Katy Perry was riding high in the charts with Snoop Dogg. People around the world struggled to get their head around 'Inception' and English football was performing its latest post-mortem after another dismal World Cup campaign.
Much of the ire was directed at Fabio Capello. The qualities of discipline that had been praised in qualification were knocked and mocked by all and sundry. The nation wondered what had caused Rooney's footballing ability to abandon him seemingly overnight (we soon found out). Only Steven Gerrard and Ashley Cole returned to these shores with any sort of reputation intact. Many were pilloried.
Two men, in particular, saw their stock rise massively.
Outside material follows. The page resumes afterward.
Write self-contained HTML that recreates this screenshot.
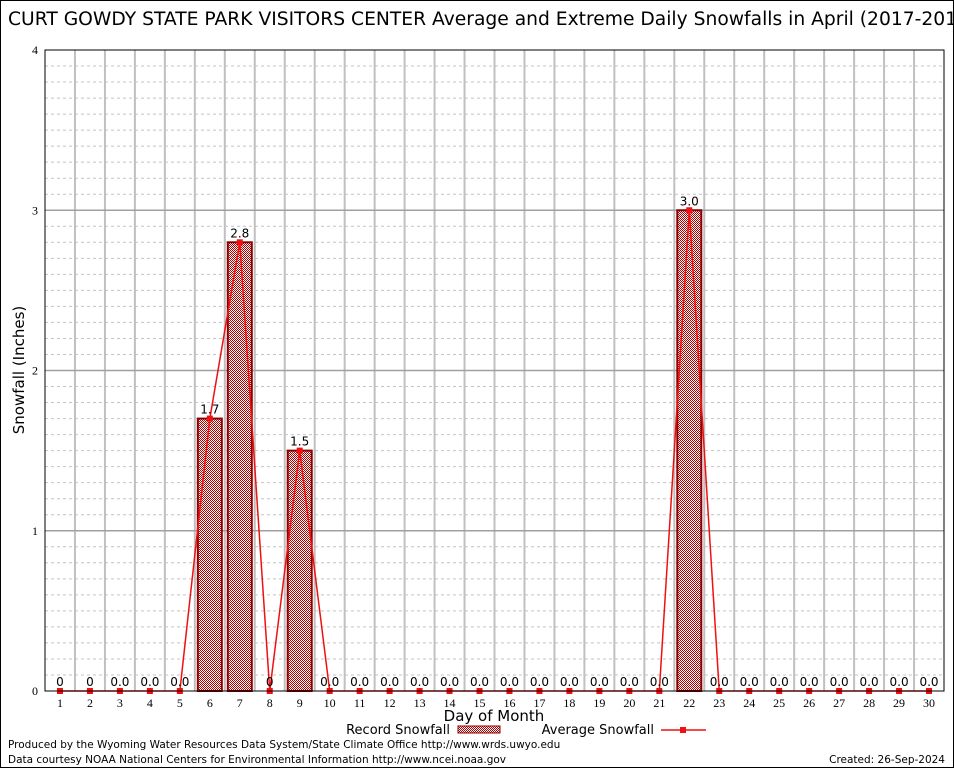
<!DOCTYPE html>
<html><head><meta charset="utf-8"><style>
body{margin:0;background:#fff;}
svg{display:block;font-family:"DejaVu Sans","Liberation Sans",sans-serif;}
</style></head><body>
<svg id="chart" width="954" height="768" viewBox="0 0 954 768">
<defs>
<pattern id="chk" width="2" height="2" patternUnits="userSpaceOnUse">
<rect width="2" height="2" fill="#fff"/><rect width="1" height="1" fill="#b00000"/><rect x="1" y="1" width="1" height="1" fill="#b00000"/>
</pattern>
</defs>
<rect x="0.5" y="0.5" width="953" height="767" fill="#fff" stroke="#000"/>
<text x="8" y="25" font-size="18.7">CURT GOWDY STATE PARK VISITORS CENTER Average and Extreme Daily Snowfalls in April (2017-2019)</text>
<g id="grid"></g>
<g id="bars"></g>
<g id="line"></g>
<g id="labels"></g>
<rect x="45" y="50" width="899" height="641" fill="none" stroke="#000"/>
<text transform="translate(24,370) rotate(-90)" text-anchor="middle" font-size="15">Snowfall (Inches)</text>
<text x="494" y="721" text-anchor="middle" font-size="15">Day of Month</text>
<g>
<text x="450" y="734" text-anchor="end" font-size="13">Record Snowfall</text>
<rect x="458" y="726" width="42" height="7" fill="url(#chk)" stroke="#8b0000"/>
</g>
<g>
<text x="654" y="734" text-anchor="end" font-size="13">Average Snowfall</text>
<line x1="661" y1="730" x2="706" y2="730" stroke="#f01010" stroke-width="1.5"/>
<rect x="680" y="727" width="6" height="6" fill="#f01010"/>
</g>
<text x="8" y="748" font-size="10.5">Produced by the Wyoming Water Resources Data System/State Climate Office http://www.wrds.uwyo.edu</text>
<text x="8" y="763" font-size="10.5">Data courtesy NOAA National Centers for Environmental Information http://www.ncei.noaa.gov</text>
<text x="945" y="763" text-anchor="end" font-size="10.5">Created:  26-Sep-2024</text>
</svg>
<script>
const days=[1,2,3,4,5,6,7,8,9,10,11,12,13,14,15,16,17,18,19,20,21,22,23,24,25,26,27,28,29,30];
const recordSnow=[0,0,0,0,0,1.7,2.8,0,1.5,0,0,0,0,0,0,0,0,0,0,0,0,3.0,0,0,0,0,0,0,0,0];
const avgSnow=[0,0,0,0,0,1.7,2.8,0,1.5,0,0,0,0,0,0,0,0,0,0,0,0,3.0,0,0,0,0,0,0,0,0];
const recordLabels=["0","0","0.0","0.0","0.0","1.7","2.8","0","1.5","0.0","0.0","0.0","0.0","0.0","0.0","0.0","0.0","0.0","0.0","0.0","0.0","3.0","0.0","0.0","0.0","0.0","0.0","0.0","0.0","0.0"];
const yTicks=[0,1,2,3,4];
const NS="http://www.w3.org/2000/svg";
const X0=45,X1=944,Y0=691,Y1=50,YMAX=4;
const step=(X1-X0)/days.length;
const xs=d=>X0+(d-0.5)*step;
const ys=v=>Y0-(v/YMAX)*(Y0-Y1);
function mk(tag,attrs,parent){const e=document.createElementNS(NS,tag);for(const k in attrs)e.setAttribute(k,attrs[k]);parent.appendChild(e);return e;}
const grid=document.getElementById('grid');
for(let v=0.1;v<YMAX-0.001;v+=0.1){
 if(Math.abs(v-Math.round(v))<0.01)continue;
 const l=mk('line',{x1:X0,x2:X1,y1:ys(v),y2:ys(v),stroke:'#c4c4c4','stroke-dasharray':'3,3'},grid);
 
 
}
for(let i=1;i<days.length;i++){
 const x=X0+i*step;
 const l=mk('line',{x1:x,x2:x,y1:Y1,y2:Y0,stroke:'#c0c0c0','stroke-width':2},grid);
 
 
}
yTicks.forEach(t=>{
 if(t>0&&t<YMAX){
  const l=mk('line',{x1:X0,x2:X1,y1:ys(t),y2:ys(t),stroke:'#a0a0a0','stroke-width':1.5},grid);
  
  
 }
 const tx=mk('text',{x:38,y:ys(t)+4,'text-anchor':'end','font-size':12,'font-family':'Liberation Serif,serif'},grid);
 tx.textContent=t;
 
 
});
days.forEach(d=>{
 const tx=mk('text',{x:xs(d),y:707,'text-anchor':'middle','font-size':12,'font-family':'Liberation Serif,serif'},grid);
 tx.textContent=d;
 
 
});
const bars=document.getElementById('bars');
recordSnow.forEach((v,i)=>{
 if(v<=0)return;
 const r=mk('rect',{x:xs(days[i])-12,y:ys(v),width:24,height:Y0-ys(v),fill:'url(#chk)',stroke:'#8b0000','stroke-width':2},bars);
 
 
});
const lg=document.getElementById('line');
const pl=mk('polyline',{points:avgSnow.map((v,i)=>xs(days[i])+','+ys(v)).join(' '),fill:'none',stroke:'#f01010','stroke-width':1.5},lg);


avgSnow.forEach((v,i)=>{
 const m=mk('rect',{x:xs(days[i])-3,y:ys(v)-3,width:6,height:6,fill:'#f01010'},lg);
 
 
});
const lb=document.getElementById('labels');
recordLabels.forEach((s,i)=>{
 const t=mk('text',{x:xs(days[i]),y:ys(recordSnow[i])-5,'text-anchor':'middle','font-size':12},lb);
 t.textContent=s;
 
 
});
</script>
</body></html>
Joe Cole, who had been used sparingly in South Africa, was thought to be the creative spark England desperately needed. Manchester United, Arsenal, Spurs and Liverpool had all been allegedly seeking his signature. Liverpool fans thought Cole's arrival would spur them back to a title challenge after a poor season. Theo Walcott, who was not selected, also saw his star in the ascendancy. It is often amazing what not playing does for a reputation. (NB: I hoped we would build around Michael Carrick. I still do)
The summer of 2010 was typical of Cole's career. As England looked out across the doldrums, Cole, aged 28 at the time, was viewed as the saviour of English football. Plus ça change, plus c’est la même chose.
Cole has spent his entire career having to deal with expectation. As a teenager he was England's next big thing. Throughout his career, as he moved to Chelsea and then later Liverpool there was always the suspicion that he would become the force of nature that had long been predicted. Chelsea players nicknamed him Zizou. Liverpool's captain compared him to Lionel Messi. (I've written twice before in 2011 and 2012 about why Cole didn't reach the heights we all hoped he would).
Looking back, after a series of false starts at Liverpool, it is incredible to think that only two years ago many in the game thought Cole was the man to resurrect a fallen Albion. He hasn't played for England once in those two years.
Cole has now returned to Upton Park. Those of us who view football romantically wonder how he would have done if he had never left Upton Park. In an era of one-club men - Scholes, Terry, Gerrard, Giggs and the like - could he have become a club legend, the man to make the good times rock and roll in the East End? Would he have fulfilled his potential?
The return to the Boleyn Ground is underwhelming to most in the game. After years of pinning our hopes on Cole most have decided that we need a new hero. Wilshere, Cleverley, Welbeck, Sterling or some other young Turk. The Hammers fans - of course - are excited to see a club hero back but nobody is expecting too much. His second West Ham debut - with two assists and a standing ovation - has raised eyebrows but few expect him to pull on the white of England again any time soon.
All of this is a is a rarity for Cole. He is used to expectation. He is used to fanfare. He is used to being the saviour. He isn't used to being the prodigal son.
Often that expectation was crushing and all-encompassing. Cole has lived with it ever since he had to sign his first contract at West Ham on the pitch and the announcer told the crowd to remember what they'd witnessed. It may be, under the man who got the best from Okocha and Djorkaeff, that without expectation, when everyone thinks he is a busted flush, that for the first time for a long time he will shine.
Let us hope that Joe Cole shines in the East End for a few years. Maybe, just maybe, the alleged king of ''hoof it'' football might get the best out of England's great white hope. Maybe, with no expectation placed upon him and away from the limelight, he'll be able to finally show us what we've been hoping for all these years.